Required task
Please quote every line word for word.
<<<<
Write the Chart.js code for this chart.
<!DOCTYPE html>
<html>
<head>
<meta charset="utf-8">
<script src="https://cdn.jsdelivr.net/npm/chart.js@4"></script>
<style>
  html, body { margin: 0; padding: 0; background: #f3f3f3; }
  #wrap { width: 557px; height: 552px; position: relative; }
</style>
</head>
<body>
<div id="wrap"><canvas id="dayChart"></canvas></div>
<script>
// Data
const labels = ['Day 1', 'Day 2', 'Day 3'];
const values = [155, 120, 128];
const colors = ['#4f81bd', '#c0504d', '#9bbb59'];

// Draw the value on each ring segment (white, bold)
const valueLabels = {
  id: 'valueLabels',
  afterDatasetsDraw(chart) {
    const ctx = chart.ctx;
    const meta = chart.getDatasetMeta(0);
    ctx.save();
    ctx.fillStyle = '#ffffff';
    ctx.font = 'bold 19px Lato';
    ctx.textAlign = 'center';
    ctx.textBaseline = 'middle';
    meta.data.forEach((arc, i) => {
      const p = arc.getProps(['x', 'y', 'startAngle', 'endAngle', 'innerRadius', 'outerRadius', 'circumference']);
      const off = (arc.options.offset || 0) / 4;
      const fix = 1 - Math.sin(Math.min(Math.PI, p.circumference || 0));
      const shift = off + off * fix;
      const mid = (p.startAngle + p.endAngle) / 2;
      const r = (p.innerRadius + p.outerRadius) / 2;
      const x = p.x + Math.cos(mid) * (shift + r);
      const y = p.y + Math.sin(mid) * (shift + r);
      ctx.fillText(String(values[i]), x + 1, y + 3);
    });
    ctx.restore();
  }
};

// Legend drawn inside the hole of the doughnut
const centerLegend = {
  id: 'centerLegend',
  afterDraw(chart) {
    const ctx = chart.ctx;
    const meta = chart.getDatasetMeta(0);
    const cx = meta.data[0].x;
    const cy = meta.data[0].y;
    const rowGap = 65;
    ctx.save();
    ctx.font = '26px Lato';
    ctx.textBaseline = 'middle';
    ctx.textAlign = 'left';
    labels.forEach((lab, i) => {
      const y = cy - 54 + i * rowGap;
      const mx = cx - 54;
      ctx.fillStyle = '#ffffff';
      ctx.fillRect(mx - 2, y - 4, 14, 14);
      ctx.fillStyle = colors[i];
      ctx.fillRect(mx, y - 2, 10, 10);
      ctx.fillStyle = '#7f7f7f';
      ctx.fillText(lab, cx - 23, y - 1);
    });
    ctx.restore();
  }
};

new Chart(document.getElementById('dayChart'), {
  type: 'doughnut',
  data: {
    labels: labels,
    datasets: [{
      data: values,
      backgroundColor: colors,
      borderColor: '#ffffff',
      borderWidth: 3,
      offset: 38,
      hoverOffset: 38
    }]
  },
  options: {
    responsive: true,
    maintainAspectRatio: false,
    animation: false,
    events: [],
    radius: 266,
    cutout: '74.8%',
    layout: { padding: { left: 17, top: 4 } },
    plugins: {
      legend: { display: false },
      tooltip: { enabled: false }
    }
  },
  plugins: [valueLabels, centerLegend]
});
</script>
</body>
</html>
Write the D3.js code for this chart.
>>>>
Answer to this task
Write the Chart.js code for this chart.
<!DOCTYPE html>
<html>
<head>
<meta charset="utf-8">
<script src="https://cdn.jsdelivr.net/npm/chart.js@4"></script>
<style>
  html, body { margin: 0; padding: 0; background: #f3f3f3; }
  #wrap { width: 557px; height: 552px; position: relative; }
</style>
</head>
<body>
<div id="wrap"><canvas id="dayChart"></canvas></div>
<script>
// Data
const labels = ['Day 1', 'Day 2', 'Day 3'];
const values = [155, 120, 128];
const colors = ['#4f81bd', '#c0504d', '#9bbb59'];

// Draw the value on each ring segment (white, bold)
const valueLabels = {
  id: 'valueLabels',
  afterDatasetsDraw(chart) {
    const ctx = chart.ctx;
    const meta = chart.getDatasetMeta(0);
    ctx.save();
    ctx.fillStyle = '#ffffff';
    ctx.font = 'bold 19px Lato';
    ctx.textAlign = 'center';
    ctx.textBaseline = 'middle';
    meta.data.forEach((arc, i) => {
      const p = arc.getProps(['x', 'y', 'startAngle', 'endAngle', 'innerRadius', 'outerRadius', 'circumference']);
      const off = (arc.options.offset || 0) / 4;
      const fix = 1 - Math.sin(Math.min(Math.PI, p.circumference || 0));
      const shift = off + off * fix;
      const mid = (p.startAngle + p.endAngle) / 2;
      const r = (p.innerRadius + p.outerRadius) / 2;
      const x = p.x + Math.cos(mid) * (shift + r);
      const y = p.y + Math.sin(mid) * (shift + r);
      ctx.fillText(String(values[i]), x + 1, y + 3);
    });
    ctx.restore();
  }
};

// Legend drawn inside the hole of the doughnut
const centerLegend = {
  id: 'centerLegend',
  afterDraw(chart) {
    const ctx = chart.ctx;
    const meta = chart.getDatasetMeta(0);
    const cx = meta.data[0].x;
    const cy = meta.data[0].y;
    const rowGap = 65;
    ctx.save();
    ctx.font = '26px Lato';
    ctx.textBaseline = 'middle';
    ctx.textAlign = 'left';
    labels.forEach((lab, i) => {
      const y = cy - 54 + i * rowGap;
      const mx = cx - 54;
      ctx.fillStyle = '#ffffff';
      ctx.fillRect(mx - 2, y - 4, 14, 14);
      ctx.fillStyle = colors[i];
      ctx.fillRect(mx, y - 2, 10, 10);
      ctx.fillStyle = '#7f7f7f';
      ctx.fillText(lab, cx - 23, y - 1);
    });
    ctx.restore();
  }
};

new Chart(document.getElementById('dayChart'), {
  type: 'doughnut',
  data: {
    labels: labels,
    datasets: [{
      data: values,
      backgroundColor: colors,
      borderColor: '#ffffff',
      borderWidth: 3,
      offset: 38,
      hoverOffset: 38
    }]
  },
  options: {
    responsive: true,
    maintainAspectRatio: false,
    animation: false,
    events: [],
    radius: 266,
    cutout: '74.8%',
    layout: { padding: { left: 17, top: 4 } },
    plugins: {
      legend: { display: false },
      tooltip: { enabled: false }
    }
  },
  plugins: [valueLabels, centerLegend]
});
</script>
</body>
</html>
Write the D3.js code for this chart.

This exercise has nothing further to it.